Het Gerechtshof overwoog in dat verband dat Servië in een invloedrijke positie stond tegenover de Bosnische Serviërs die de genocide in Srebrenica voorbereidden en uitvoerden, vanwege de politieke, militaire en financiële banden tussen Servië enerzijds en de Servische Republiek in Bosnië (Republika Srpska) anderzijds. De autoriteiten in Belgrado hadden naar het oordeel van het Gerechtshof hun uiterste best moeten doen om de tragische gebeurtenissen, die voor hen te voorzien waren, te voorkomen.

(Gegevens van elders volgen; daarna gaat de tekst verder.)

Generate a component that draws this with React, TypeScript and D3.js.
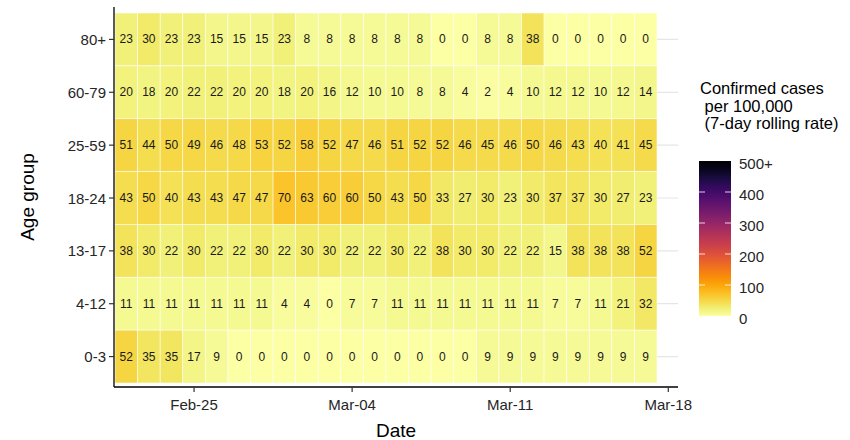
import React from "react";
import * as d3 from "d3";

const ageGroups = ["80+", "60-79", "25-59", "18-24", "13-17", "4-12", "0-3"];

const dates = [
  "2021-02-22", "2021-02-23", "2021-02-24", "2021-02-25", "2021-02-26", "2021-02-27",
  "2021-02-28", "2021-03-01", "2021-03-02", "2021-03-03", "2021-03-04", "2021-03-05",
  "2021-03-06", "2021-03-07", "2021-03-08", "2021-03-09", "2021-03-10", "2021-03-11",
  "2021-03-12", "2021-03-13", "2021-03-14", "2021-03-15", "2021-03-16", "2021-03-17",
];

const rate80plus = [23, 30, 23, 23, 15, 15, 15, 23, 8, 8, 8, 8, 8, 8, 0, 0, 8, 8, 38, 0, 0, 0, 0, 0];
const rate60to79 = [20, 18, 20, 22, 22, 20, 20, 18, 20, 16, 12, 10, 10, 8, 8, 4, 2, 4, 10, 12, 12, 10, 12, 14];
const rate25to59 = [51, 44, 50, 49, 46, 48, 53, 52, 58, 52, 47, 46, 51, 52, 52, 46, 45, 46, 50, 46, 43, 40, 41, 45];
const rate18to24 = [43, 50, 40, 43, 43, 47, 47, 70, 63, 60, 60, 50, 43, 50, 33, 27, 30, 23, 30, 37, 37, 30, 27, 23];
const rate13to17 = [38, 30, 22, 30, 22, 22, 30, 22, 30, 30, 22, 22, 30, 22, 38, 30, 30, 22, 22, 15, 38, 38, 38, 52];
const rate4to12 = [11, 11, 11, 11, 11, 11, 11, 4, 4, 0, 7, 7, 11, 11, 11, 11, 11, 11, 11, 7, 7, 11, 21, 32];
const rate0to3 = [52, 35, 35, 17, 9, 0, 0, 0, 0, 0, 0, 0, 0, 0, 0, 0, 9, 9, 9, 9, 9, 9, 9, 9];

const seriesByGroup: Record<string, number[]> = {
  "80+": rate80plus,
  "60-79": rate60to79,
  "25-59": rate25to59,
  "18-24": rate18to24,
  "13-17": rate13to17,
  "4-12": rate4to12,
  "0-3": rate0to3,
};

const xTickDates = ["2021-02-25", "2021-03-04", "2021-03-11", "2021-03-18"];
const legendTicks = [0, 100, 200, 300, 400, 500];
const legendTitle = ["Confirmed cases", " per 100,000", " (7-day rolling rate)"];

const FONT = "'Liberation Sans', Arial, Helvetica, sans-serif";

export default function App() {
  const parse = d3.utcParse("%Y-%m-%d");
  const fmt = d3.utcFormat("%b-%d");
  const dateObjs = dates.map((d) => parse(d) as Date);

  const panel = { left: 114, right: 678, top: 7, bottom: 387 };

  const x = d3
    .scaleUtc()
    .domain([d3.utcHour.offset(dateObjs[0], -12), d3.utcHour.offset(dateObjs[dateObjs.length - 1], 12)])
    .range([115, 657]);

  const y = d3.scaleBand<string>().domain(ageGroups).range([13, 383]).padding(0);

  const color = d3
    .scaleSequential((t: number) => d3.interpolateInferno(1 - t))
    .domain([0, 500])
    .clamp(true);

  const legendY = d3.scaleLinear().domain([0, 500]).range([316, 161]);
  const legendX = 699;
  const legendW = 32;

  const cells: { g: string; d: Date; v: number }[] = [];
  ageGroups.forEach((g) => {
    seriesByGroup[g].forEach((v, i) => cells.push({ g, d: dateObjs[i], v }));
  });

  const gradStops = d3.range(0, 1.0001, 0.05);

  return (
    <svg
      width={850}
      height={440}
      style={{ position: "absolute", left: 0, top: 0, background: "#fff" }}
      fontFamily={FONT}
    >
      <defs>
        <linearGradient id="legendGrad" x1="0" y1="1" x2="0" y2="0">
          {gradStops.map((t) => (
            <stop key={t} offset={t} stopColor={color(t * 500)} />
          ))}
        </linearGradient>
      </defs>

      {/* gridlines */}
      {ageGroups.map((g) => (
        <line
          key={"grid" + g}
          x1={panel.left}
          x2={panel.right}
          y1={(y(g) as number) + y.bandwidth() / 2}
          y2={(y(g) as number) + y.bandwidth() / 2}
          stroke="#e6e6e6"
          strokeWidth={1.2}
        />
      ))}

      {/* tiles */}
      {cells.map((c, i) => {
        const x0 = x(d3.utcHour.offset(c.d, -12));
        const x1 = x(d3.utcHour.offset(c.d, 12));
        return (
          <rect
            key={"r" + i}
            x={x0}
            y={y(c.g)}
            width={x1 - x0}
            height={y.bandwidth()}
            fill={color(c.v)}
            stroke="#ffffff"
            strokeOpacity={0.75}
            strokeWidth={0.7}
          />
        );
      })}

      {/* cell labels */}
      {cells.map((c, i) => (
        <text
          key={"t" + i}
          x={x(c.d)}
          y={(y(c.g) as number) + y.bandwidth() / 2}
          textAnchor="middle"
          dominantBaseline="central"
          fontSize={12}
          fill="#1a1a1a"
        >
          {c.v}
        </text>
      ))}

      {/* axes lines */}
      <line x1={panel.left} x2={panel.left} y1={panel.top} y2={panel.bottom} stroke="#000" strokeWidth={1.3} />
      <line x1={panel.left} x2={panel.right} y1={panel.bottom} y2={panel.bottom} stroke="#000" strokeWidth={1.3} />

      {/* y ticks */}
      {ageGroups.map((g) => {
        const cy = (y(g) as number) + y.bandwidth() / 2;
        return (
          <g key={"yt" + g}>
            <line x1={panel.left - 5} x2={panel.left} y1={cy} y2={cy} stroke="#333" strokeWidth={1.2} />
            <text x={panel.left - 8} y={cy} textAnchor="end" dominantBaseline="central" fontSize={15} fill="#262626">
              {g}
            </text>
          </g>
        );
      })}

      {/* x ticks */}
      {xTickDates.map((s) => {
        const d = parse(s) as Date;
        const cx = x(d);
        return (
          <g key={"xt" + s}>
            <line x1={cx} x2={cx} y1={panel.bottom} y2={panel.bottom + 5} stroke="#333" strokeWidth={1.2} />
            <text x={cx} y={panel.bottom + 23} textAnchor="middle" fontSize={15} fill="#262626">
              {fmt(d)}
            </text>
          </g>
        );
      })}

      {/* axis titles */}
      <text x={(panel.left + panel.right) / 2} y={437} textAnchor="middle" fontSize={19} fill="#000">
        Date
      </text>
      <text
        transform={`translate(34, ${(panel.top + panel.bottom) / 2}) rotate(-90)`}
        textAnchor="middle"
        fontSize={19}
        fill="#000"
      >
        Age group
      </text>

      {/* legend */}
      {legendTitle.map((line, i) => (
        <text key={"lt" + i} x={700} y={94 + i * 17.5} fontSize={16.5} fill="#000" style={{ whiteSpace: "pre" }}>
          {line}
        </text>
      ))}
      <rect
        x={legendX}
        y={legendY(500)}
        width={legendW}
        height={legendY(0) - legendY(500)}
        fill="url(#legendGrad)"
      />
      {legendTicks
        .filter((t) => t > 0 && t < 500)
        .map((t) => (
          <g key={"lk" + t}>
            <line x1={legendX} x2={legendX + 6} y1={legendY(t)} y2={legendY(t)} stroke="#fff" strokeWidth={1} strokeOpacity={0.8} />
            <line
              x1={legendX + legendW - 6}
              x2={legendX + legendW}
              y1={legendY(t)}
              y2={legendY(t)}
              stroke="#fff"
              strokeWidth={1}
              strokeOpacity={0.8}
            />
          </g>
        ))}
      {legendTicks.map((t) => (
        <text
          key={"ll" + t}
          x={legendX + legendW + 8}
          y={legendY(t) + 2}
          dominantBaseline="central"
          fontSize={15}
          fill="#262626"
        >
          {t === 500 ? "500+" : t}
        </text>
      ))}
    </svg>
  );
}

Het Gerechtshof stelde echter vast dat zij geen enkel initiatief hebben genomen om te voorkomen dat de wreedheden zouden plaatsvinden.

Voorts heeft Servië naar het oordeel van het Gerechtshof zijn verplichtingen onder het Verdrag inzake de Voorkoming en de Bestraffing van Genocide geschonden door de voor genocide gedagvaarde Ratko Mladić niet uit te leveren en aldus niet samen te werken met het VN Tribunaal voor het voormalig Joegoslavië.

Het was de eerste maal dat het Internationaal Gerechtshof oordeelde over de vraag of een staat (als zodanig) – en niet slechts zijn leiders – zich schuldig heeft gemaakt aan genocide. Ook was het voor het eerst dat het Gerechtshof het oordeel uitsprak dat in het voormalig Joegoslavië genocide heeft plaatsgevonden. Het Gerechtshof steunde gedeeltelijk op bewijs dat eerder was gepresenteerd in strafzaken bij het VN Tribunaal voor het voormalige Joegoslavië.